* START *
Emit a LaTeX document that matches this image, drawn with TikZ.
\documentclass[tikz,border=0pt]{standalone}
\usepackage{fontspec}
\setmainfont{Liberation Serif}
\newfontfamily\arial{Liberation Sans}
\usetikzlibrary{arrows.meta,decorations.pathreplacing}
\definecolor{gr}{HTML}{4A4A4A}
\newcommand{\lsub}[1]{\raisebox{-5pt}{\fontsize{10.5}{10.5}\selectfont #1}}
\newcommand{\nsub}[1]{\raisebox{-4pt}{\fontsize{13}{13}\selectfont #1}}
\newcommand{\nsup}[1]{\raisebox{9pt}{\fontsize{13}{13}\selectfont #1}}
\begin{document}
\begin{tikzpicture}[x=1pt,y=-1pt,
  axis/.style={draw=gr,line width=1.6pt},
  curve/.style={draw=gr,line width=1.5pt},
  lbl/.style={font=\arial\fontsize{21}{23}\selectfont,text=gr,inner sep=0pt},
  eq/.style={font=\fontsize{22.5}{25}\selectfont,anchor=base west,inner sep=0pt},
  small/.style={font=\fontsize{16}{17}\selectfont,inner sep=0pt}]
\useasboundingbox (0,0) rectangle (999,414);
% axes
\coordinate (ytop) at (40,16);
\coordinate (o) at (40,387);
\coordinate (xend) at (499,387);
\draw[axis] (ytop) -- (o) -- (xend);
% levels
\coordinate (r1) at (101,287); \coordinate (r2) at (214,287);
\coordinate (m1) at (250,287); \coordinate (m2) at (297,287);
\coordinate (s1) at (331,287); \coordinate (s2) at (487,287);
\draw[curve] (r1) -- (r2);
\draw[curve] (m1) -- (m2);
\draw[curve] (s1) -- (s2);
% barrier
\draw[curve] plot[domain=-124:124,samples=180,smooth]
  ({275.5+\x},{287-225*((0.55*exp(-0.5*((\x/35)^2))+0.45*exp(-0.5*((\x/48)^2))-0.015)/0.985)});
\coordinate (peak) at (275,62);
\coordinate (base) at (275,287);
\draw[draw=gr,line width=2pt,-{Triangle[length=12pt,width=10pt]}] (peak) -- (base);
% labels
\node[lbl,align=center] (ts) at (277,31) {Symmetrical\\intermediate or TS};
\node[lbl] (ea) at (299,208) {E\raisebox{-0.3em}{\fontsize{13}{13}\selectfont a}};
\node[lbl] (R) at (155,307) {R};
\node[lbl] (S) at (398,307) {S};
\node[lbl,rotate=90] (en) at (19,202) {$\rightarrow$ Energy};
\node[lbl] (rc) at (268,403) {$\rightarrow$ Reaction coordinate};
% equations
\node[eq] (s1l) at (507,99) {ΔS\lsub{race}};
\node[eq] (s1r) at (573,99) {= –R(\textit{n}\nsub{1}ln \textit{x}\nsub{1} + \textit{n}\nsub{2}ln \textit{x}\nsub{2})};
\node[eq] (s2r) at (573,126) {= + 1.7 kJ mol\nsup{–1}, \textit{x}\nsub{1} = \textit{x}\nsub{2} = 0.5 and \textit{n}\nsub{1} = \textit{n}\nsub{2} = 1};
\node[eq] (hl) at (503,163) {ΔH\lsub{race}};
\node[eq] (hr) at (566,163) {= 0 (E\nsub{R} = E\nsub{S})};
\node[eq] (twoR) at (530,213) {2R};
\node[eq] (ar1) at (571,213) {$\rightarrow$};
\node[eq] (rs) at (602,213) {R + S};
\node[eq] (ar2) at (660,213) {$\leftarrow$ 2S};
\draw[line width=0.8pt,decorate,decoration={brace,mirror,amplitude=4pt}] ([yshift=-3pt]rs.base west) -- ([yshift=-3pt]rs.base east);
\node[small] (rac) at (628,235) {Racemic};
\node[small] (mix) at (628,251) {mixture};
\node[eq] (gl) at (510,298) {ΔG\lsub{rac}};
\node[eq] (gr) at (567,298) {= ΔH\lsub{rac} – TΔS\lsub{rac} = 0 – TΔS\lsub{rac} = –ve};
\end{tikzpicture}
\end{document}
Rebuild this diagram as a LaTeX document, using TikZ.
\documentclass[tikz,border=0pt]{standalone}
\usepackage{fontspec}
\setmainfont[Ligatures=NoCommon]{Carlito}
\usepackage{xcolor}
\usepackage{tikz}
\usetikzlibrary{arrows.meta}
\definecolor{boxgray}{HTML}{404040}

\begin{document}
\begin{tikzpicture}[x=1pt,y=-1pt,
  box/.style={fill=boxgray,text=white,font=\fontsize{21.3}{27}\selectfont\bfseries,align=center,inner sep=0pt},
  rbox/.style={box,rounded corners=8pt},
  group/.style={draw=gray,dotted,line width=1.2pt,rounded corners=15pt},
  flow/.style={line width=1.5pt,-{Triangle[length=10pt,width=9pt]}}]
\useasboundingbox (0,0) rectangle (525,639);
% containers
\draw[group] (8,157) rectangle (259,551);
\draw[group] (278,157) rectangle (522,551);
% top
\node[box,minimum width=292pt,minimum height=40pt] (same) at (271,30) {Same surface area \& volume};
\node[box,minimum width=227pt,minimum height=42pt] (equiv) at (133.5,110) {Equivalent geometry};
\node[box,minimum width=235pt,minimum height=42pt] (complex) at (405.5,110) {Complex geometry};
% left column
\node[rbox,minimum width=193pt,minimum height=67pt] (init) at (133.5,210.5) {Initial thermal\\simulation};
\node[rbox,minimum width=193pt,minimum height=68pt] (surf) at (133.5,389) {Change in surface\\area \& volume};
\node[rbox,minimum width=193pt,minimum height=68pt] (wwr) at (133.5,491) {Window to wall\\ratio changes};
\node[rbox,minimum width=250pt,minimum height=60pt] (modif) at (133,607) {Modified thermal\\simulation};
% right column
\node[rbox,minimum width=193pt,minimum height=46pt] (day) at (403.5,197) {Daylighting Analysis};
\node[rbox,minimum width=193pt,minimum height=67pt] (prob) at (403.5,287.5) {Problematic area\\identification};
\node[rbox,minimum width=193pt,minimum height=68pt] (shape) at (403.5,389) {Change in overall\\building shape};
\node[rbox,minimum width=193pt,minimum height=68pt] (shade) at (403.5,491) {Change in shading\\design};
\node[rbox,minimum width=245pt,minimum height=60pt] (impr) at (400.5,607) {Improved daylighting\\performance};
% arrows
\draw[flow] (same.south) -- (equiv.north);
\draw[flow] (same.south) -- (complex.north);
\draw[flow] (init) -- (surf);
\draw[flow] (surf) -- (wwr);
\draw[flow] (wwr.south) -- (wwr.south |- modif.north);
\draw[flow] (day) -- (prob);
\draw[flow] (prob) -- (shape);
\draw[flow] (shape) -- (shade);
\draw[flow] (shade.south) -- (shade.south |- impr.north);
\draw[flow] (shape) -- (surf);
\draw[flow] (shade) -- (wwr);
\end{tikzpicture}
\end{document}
* END *
Please output the entire listing exactly as it stands.

Solution for this exercise —
Emit a LaTeX document that matches this image, drawn with TikZ.
\documentclass[tikz,border=0pt]{standalone}
\usepackage{fontspec}
\setmainfont{Liberation Serif}
\newfontfamily\arial{Liberation Sans}
\usetikzlibrary{arrows.meta,decorations.pathreplacing}
\definecolor{gr}{HTML}{4A4A4A}
\newcommand{\lsub}[1]{\raisebox{-5pt}{\fontsize{10.5}{10.5}\selectfont #1}}
\newcommand{\nsub}[1]{\raisebox{-4pt}{\fontsize{13}{13}\selectfont #1}}
\newcommand{\nsup}[1]{\raisebox{9pt}{\fontsize{13}{13}\selectfont #1}}
\begin{document}
\begin{tikzpicture}[x=1pt,y=-1pt,
  axis/.style={draw=gr,line width=1.6pt},
  curve/.style={draw=gr,line width=1.5pt},
  lbl/.style={font=\arial\fontsize{21}{23}\selectfont,text=gr,inner sep=0pt},
  eq/.style={font=\fontsize{22.5}{25}\selectfont,anchor=base west,inner sep=0pt},
  small/.style={font=\fontsize{16}{17}\selectfont,inner sep=0pt}]
\useasboundingbox (0,0) rectangle (999,414);
% axes
\coordinate (ytop) at (40,16);
\coordinate (o) at (40,387);
\coordinate (xend) at (499,387);
\draw[axis] (ytop) -- (o) -- (xend);
% levels
\coordinate (r1) at (101,287); \coordinate (r2) at (214,287);
\coordinate (m1) at (250,287); \coordinate (m2) at (297,287);
\coordinate (s1) at (331,287); \coordinate (s2) at (487,287);
\draw[curve] (r1) -- (r2);
\draw[curve] (m1) -- (m2);
\draw[curve] (s1) -- (s2);
% barrier
\draw[curve] plot[domain=-124:124,samples=180,smooth]
  ({275.5+\x},{287-225*((0.55*exp(-0.5*((\x/35)^2))+0.45*exp(-0.5*((\x/48)^2))-0.015)/0.985)});
\coordinate (peak) at (275,62);
\coordinate (base) at (275,287);
\draw[draw=gr,line width=2pt,-{Triangle[length=12pt,width=10pt]}] (peak) -- (base);
% labels
\node[lbl,align=center] (ts) at (277,31) {Symmetrical\\intermediate or TS};
\node[lbl] (ea) at (299,208) {E\raisebox{-0.3em}{\fontsize{13}{13}\selectfont a}};
\node[lbl] (R) at (155,307) {R};
\node[lbl] (S) at (398,307) {S};
\node[lbl,rotate=90] (en) at (19,202) {$\rightarrow$ Energy};
\node[lbl] (rc) at (268,403) {$\rightarrow$ Reaction coordinate};
% equations
\node[eq] (s1l) at (507,99) {ΔS\lsub{race}};
\node[eq] (s1r) at (573,99) {= –R(\textit{n}\nsub{1}ln \textit{x}\nsub{1} + \textit{n}\nsub{2}ln \textit{x}\nsub{2})};
\node[eq] (s2r) at (573,126) {= + 1.7 kJ mol\nsup{–1}, \textit{x}\nsub{1} = \textit{x}\nsub{2} = 0.5 and \textit{n}\nsub{1} = \textit{n}\nsub{2} = 1};
\node[eq] (hl) at (503,163) {ΔH\lsub{race}};
\node[eq] (hr) at (566,163) {= 0 (E\nsub{R} = E\nsub{S})};
\node[eq] (twoR) at (530,213) {2R};
\node[eq] (ar1) at (571,213) {$\rightarrow$};
\node[eq] (rs) at (602,213) {R + S};
\node[eq] (ar2) at (660,213) {$\leftarrow$ 2S};
\draw[line width=0.8pt,decorate,decoration={brace,mirror,amplitude=4pt}] ([yshift=-3pt]rs.base west) -- ([yshift=-3pt]rs.base east);
\node[small] (rac) at (628,235) {Racemic};
\node[small] (mix) at (628,251) {mixture};
\node[eq] (gl) at (510,298) {ΔG\lsub{rac}};
\node[eq] (gr) at (567,298) {= ΔH\lsub{rac} – TΔS\lsub{rac} = 0 – TΔS\lsub{rac} = –ve};
\end{tikzpicture}
\end{document}
Rebuild this diagram as a LaTeX document, using TikZ.
\documentclass[tikz,border=0pt]{standalone}
\usepackage{fontspec}
\setmainfont[Ligatures=NoCommon]{Carlito}
\usepackage{xcolor}
\usepackage{tikz}
\usetikzlibrary{arrows.meta}
\definecolor{boxgray}{HTML}{404040}

\begin{document}
\begin{tikzpicture}[x=1pt,y=-1pt,
  box/.style={fill=boxgray,text=white,font=\fontsize{21.3}{27}\selectfont\bfseries,align=center,inner sep=0pt},
  rbox/.style={box,rounded corners=8pt},
  group/.style={draw=gray,dotted,line width=1.2pt,rounded corners=15pt},
  flow/.style={line width=1.5pt,-{Triangle[length=10pt,width=9pt]}}]
\useasboundingbox (0,0) rectangle (525,639);
% containers
\draw[group] (8,157) rectangle (259,551);
\draw[group] (278,157) rectangle (522,551);
% top
\node[box,minimum width=292pt,minimum height=40pt] (same) at (271,30) {Same surface area \& volume};
\node[box,minimum width=227pt,minimum height=42pt] (equiv) at (133.5,110) {Equivalent geometry};
\node[box,minimum width=235pt,minimum height=42pt] (complex) at (405.5,110) {Complex geometry};
% left column
\node[rbox,minimum width=193pt,minimum height=67pt] (init) at (133.5,210.5) {Initial thermal\\simulation};
\node[rbox,minimum width=193pt,minimum height=68pt] (surf) at (133.5,389) {Change in surface\\area \& volume};
\node[rbox,minimum width=193pt,minimum height=68pt] (wwr) at (133.5,491) {Window to wall\\ratio changes};
\node[rbox,minimum width=250pt,minimum height=60pt] (modif) at (133,607) {Modified thermal\\simulation};
% right column
\node[rbox,minimum width=193pt,minimum height=46pt] (day) at (403.5,197) {Daylighting Analysis};
\node[rbox,minimum width=193pt,minimum height=67pt] (prob) at (403.5,287.5) {Problematic area\\identification};
\node[rbox,minimum width=193pt,minimum height=68pt] (shape) at (403.5,389) {Change in overall\\building shape};
\node[rbox,minimum width=193pt,minimum height=68pt] (shade) at (403.5,491) {Change in shading\\design};
\node[rbox,minimum width=245pt,minimum height=60pt] (impr) at (400.5,607) {Improved daylighting\\performance};
% arrows
\draw[flow] (same.south) -- (equiv.north);
\draw[flow] (same.south) -- (complex.north);
\draw[flow] (init) -- (surf);
\draw[flow] (surf) -- (wwr);
\draw[flow] (wwr.south) -- (wwr.south |- modif.north);
\draw[flow] (day) -- (prob);
\draw[flow] (prob) -- (shape);
\draw[flow] (shape) -- (shade);
\draw[flow] (shade.south) -- (shade.south |- impr.north);
\draw[flow] (shape) -- (surf);
\draw[flow] (shade) -- (wwr);
\end{tikzpicture}
\end{document}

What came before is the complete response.